Extinct species of lizard

Brachylophus gibbonsi is an extinct species of large (~1.2 m long) iguanid lizard from Tonga in the South Pacific Ocean. Its remains have been found associated with cultural sites on Lifuka, four other islands in the Haʻapai group, and Tongatapu. It was consumed by the early Tongans and probably became extinct within a century of human colonization of the archipelago 2800 years ago.

The four extant members of Brachylophus are much smaller, and are found in nearby Fiji. B. fasciatus is now present on Tonga as well, but was probably brought there from Fiji by humans about 800 years ago. B. gibbonsi is estimated to have been about 1.8 times the length of its living relatives. An even larger Fijian iguana of the genus Lapitiguana was also formerly present, and also became extinct shortly after the arrival of humans.

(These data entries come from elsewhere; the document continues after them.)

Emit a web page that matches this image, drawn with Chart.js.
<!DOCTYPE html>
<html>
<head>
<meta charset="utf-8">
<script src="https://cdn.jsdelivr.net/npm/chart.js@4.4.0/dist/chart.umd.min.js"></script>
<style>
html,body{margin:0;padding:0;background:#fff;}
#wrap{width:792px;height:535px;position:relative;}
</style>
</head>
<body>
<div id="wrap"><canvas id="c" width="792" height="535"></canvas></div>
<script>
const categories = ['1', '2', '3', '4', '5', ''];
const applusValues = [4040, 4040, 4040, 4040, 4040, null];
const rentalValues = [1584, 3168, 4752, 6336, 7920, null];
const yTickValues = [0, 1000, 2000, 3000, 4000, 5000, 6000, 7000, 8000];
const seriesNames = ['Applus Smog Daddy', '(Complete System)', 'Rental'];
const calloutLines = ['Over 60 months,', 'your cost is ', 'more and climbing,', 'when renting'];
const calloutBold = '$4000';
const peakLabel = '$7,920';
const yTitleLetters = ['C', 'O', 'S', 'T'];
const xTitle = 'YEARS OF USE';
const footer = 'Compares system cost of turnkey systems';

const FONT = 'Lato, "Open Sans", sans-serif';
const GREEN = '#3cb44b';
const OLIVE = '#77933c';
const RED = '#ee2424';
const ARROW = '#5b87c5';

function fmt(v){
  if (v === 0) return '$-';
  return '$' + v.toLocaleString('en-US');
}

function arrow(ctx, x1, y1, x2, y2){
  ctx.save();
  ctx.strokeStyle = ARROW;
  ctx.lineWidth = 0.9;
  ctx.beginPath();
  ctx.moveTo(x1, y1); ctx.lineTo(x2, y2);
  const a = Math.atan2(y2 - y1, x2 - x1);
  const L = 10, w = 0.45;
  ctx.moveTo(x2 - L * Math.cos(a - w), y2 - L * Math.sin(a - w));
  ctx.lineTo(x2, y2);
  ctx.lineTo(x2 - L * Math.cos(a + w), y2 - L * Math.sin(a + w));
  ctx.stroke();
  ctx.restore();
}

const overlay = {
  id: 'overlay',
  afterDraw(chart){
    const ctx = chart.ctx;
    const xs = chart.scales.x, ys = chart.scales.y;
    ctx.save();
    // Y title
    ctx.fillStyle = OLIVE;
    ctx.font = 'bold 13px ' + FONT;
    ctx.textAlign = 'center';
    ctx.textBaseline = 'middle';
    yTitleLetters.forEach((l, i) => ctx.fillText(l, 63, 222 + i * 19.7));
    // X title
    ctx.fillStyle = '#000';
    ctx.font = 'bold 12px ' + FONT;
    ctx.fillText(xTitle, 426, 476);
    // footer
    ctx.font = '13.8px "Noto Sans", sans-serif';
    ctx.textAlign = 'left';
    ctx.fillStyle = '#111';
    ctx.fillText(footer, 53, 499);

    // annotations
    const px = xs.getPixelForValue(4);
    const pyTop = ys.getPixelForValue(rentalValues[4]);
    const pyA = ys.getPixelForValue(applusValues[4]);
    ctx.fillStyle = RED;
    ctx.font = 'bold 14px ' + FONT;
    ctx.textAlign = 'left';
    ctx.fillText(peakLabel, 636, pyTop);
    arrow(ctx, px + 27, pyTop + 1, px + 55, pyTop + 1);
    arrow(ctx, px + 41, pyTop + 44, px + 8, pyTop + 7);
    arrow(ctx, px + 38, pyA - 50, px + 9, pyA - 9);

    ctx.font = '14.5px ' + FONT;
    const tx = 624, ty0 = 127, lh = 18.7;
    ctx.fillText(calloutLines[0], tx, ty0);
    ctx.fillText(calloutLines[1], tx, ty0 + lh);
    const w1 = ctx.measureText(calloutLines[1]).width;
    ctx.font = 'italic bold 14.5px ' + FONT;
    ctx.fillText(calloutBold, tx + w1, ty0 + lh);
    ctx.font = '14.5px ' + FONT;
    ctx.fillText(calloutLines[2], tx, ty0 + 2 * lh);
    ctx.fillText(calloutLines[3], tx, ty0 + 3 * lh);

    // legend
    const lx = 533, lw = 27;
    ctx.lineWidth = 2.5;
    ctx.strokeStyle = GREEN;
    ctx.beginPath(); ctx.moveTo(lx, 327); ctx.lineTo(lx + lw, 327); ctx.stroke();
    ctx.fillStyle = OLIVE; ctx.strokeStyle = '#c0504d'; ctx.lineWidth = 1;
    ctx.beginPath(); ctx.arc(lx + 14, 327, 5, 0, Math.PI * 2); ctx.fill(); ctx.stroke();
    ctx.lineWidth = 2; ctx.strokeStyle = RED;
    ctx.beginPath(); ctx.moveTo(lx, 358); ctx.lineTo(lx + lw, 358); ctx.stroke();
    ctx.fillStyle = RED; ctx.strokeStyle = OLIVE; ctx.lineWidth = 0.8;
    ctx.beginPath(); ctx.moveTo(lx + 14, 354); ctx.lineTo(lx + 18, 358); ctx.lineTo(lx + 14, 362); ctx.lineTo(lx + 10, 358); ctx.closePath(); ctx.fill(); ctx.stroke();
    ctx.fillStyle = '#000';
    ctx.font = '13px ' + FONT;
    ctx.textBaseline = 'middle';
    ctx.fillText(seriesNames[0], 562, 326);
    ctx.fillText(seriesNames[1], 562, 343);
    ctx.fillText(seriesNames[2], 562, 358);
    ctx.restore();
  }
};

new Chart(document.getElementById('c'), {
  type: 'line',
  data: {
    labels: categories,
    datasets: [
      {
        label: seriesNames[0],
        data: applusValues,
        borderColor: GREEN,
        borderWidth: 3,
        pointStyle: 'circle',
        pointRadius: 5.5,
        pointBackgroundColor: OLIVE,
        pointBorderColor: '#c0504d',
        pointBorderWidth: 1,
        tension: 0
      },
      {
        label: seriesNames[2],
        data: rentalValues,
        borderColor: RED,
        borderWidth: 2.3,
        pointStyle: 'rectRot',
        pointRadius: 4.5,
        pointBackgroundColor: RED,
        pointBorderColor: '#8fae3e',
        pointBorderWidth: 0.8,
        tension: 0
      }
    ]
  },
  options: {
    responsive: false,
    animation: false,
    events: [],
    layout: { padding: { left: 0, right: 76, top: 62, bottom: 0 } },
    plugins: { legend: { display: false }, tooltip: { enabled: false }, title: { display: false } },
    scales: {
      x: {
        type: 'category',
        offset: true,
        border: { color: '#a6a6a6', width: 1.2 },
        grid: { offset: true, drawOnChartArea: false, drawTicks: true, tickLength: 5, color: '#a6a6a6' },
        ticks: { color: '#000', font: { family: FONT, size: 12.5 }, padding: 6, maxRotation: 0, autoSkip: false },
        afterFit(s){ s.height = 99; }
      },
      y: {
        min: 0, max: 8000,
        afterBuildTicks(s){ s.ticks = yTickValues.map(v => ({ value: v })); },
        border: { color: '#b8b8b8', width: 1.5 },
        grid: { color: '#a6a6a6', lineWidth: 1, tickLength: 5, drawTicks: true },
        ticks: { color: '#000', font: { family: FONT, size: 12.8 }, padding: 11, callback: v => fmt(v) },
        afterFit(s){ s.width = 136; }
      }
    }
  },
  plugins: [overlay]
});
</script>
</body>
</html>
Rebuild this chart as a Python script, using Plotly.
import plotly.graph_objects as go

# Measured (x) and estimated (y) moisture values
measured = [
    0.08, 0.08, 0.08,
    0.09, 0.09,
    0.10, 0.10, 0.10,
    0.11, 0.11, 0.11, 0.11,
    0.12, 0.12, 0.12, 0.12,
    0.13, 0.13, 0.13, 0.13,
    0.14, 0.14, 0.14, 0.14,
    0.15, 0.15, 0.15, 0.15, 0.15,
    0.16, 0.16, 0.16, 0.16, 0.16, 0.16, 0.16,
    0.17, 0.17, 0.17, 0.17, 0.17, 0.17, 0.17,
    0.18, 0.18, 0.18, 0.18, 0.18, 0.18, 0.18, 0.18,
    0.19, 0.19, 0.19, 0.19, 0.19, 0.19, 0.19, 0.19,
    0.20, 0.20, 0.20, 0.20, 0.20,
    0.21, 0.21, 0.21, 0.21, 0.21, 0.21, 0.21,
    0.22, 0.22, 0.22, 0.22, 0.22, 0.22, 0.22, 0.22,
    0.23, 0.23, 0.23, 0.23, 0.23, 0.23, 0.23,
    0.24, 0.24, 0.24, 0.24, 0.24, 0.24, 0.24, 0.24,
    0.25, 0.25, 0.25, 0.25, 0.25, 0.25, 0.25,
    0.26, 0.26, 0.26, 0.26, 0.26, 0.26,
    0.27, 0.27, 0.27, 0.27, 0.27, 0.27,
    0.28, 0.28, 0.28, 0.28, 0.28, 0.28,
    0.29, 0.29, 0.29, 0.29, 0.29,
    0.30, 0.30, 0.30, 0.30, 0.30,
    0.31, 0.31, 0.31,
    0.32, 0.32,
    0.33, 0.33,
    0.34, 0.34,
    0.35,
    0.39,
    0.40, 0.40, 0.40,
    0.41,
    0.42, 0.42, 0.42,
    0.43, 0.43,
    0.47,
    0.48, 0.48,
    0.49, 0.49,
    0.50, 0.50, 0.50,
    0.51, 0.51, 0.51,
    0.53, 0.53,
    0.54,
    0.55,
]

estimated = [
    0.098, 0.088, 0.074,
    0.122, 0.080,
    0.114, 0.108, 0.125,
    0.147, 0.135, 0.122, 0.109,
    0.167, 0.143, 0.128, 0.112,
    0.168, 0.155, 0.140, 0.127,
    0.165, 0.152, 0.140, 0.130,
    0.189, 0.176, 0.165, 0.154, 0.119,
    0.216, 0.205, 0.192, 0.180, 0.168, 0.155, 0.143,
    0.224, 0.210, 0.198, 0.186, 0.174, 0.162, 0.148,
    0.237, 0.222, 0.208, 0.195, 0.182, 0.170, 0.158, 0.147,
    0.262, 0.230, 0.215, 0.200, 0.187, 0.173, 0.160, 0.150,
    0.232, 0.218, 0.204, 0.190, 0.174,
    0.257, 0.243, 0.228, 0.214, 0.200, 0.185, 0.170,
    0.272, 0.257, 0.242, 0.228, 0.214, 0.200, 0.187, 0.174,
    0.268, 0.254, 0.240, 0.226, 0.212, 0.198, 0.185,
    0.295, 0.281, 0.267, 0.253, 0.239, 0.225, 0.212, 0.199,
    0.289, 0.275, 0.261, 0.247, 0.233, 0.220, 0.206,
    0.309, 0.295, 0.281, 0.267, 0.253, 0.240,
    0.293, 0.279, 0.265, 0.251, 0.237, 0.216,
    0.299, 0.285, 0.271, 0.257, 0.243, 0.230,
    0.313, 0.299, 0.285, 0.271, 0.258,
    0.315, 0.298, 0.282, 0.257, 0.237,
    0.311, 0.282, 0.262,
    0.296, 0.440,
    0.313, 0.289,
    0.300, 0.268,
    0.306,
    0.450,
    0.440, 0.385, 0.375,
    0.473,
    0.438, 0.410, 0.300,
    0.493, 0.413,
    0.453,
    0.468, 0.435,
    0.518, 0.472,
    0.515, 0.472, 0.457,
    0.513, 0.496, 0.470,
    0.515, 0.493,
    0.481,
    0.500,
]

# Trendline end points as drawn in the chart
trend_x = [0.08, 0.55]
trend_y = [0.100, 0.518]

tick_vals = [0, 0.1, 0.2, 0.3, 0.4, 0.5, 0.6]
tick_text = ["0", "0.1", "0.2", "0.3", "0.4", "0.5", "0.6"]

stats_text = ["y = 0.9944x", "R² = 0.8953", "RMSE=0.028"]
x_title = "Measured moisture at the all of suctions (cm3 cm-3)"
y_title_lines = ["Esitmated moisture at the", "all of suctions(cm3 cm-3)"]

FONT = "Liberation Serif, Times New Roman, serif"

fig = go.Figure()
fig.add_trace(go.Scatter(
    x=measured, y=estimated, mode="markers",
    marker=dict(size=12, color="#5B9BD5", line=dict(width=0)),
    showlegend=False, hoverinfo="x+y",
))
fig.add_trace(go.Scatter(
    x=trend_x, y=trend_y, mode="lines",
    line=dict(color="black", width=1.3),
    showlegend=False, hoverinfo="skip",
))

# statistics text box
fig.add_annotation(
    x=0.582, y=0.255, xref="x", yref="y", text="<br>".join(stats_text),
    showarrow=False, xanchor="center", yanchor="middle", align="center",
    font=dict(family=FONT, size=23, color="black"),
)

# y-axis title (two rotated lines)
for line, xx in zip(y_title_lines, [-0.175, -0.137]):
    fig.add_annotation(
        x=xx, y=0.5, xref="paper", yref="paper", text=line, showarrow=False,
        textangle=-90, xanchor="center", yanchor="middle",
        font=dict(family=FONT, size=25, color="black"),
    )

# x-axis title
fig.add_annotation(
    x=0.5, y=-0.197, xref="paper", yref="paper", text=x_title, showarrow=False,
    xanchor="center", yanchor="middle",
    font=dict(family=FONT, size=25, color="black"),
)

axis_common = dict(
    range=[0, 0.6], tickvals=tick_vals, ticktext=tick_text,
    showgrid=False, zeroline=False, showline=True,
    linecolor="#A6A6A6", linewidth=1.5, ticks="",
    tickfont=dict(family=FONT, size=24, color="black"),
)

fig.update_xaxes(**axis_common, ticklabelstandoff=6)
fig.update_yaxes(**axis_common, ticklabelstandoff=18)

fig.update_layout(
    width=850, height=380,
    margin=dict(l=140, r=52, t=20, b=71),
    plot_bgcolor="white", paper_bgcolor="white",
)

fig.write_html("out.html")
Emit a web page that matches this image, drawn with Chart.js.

The genus Brachylophus is thought to have reached the South Pacific by rafting on the South Equatorial Current 9000 km westward from the Americas, where their closest extant relatives remain. Another theory is that the South Pacific iguanas descend from a more widespread lineage of (now extinct) Old World iguanids that diverged from their New World relatives in the Paleogene, migrated to either Australia or Southeast Asia, and then somehow made their way to the Fijian and Tongan archipelagos. However, no living or fossil members of the putative lineage have been found outside Fiji and Tonga.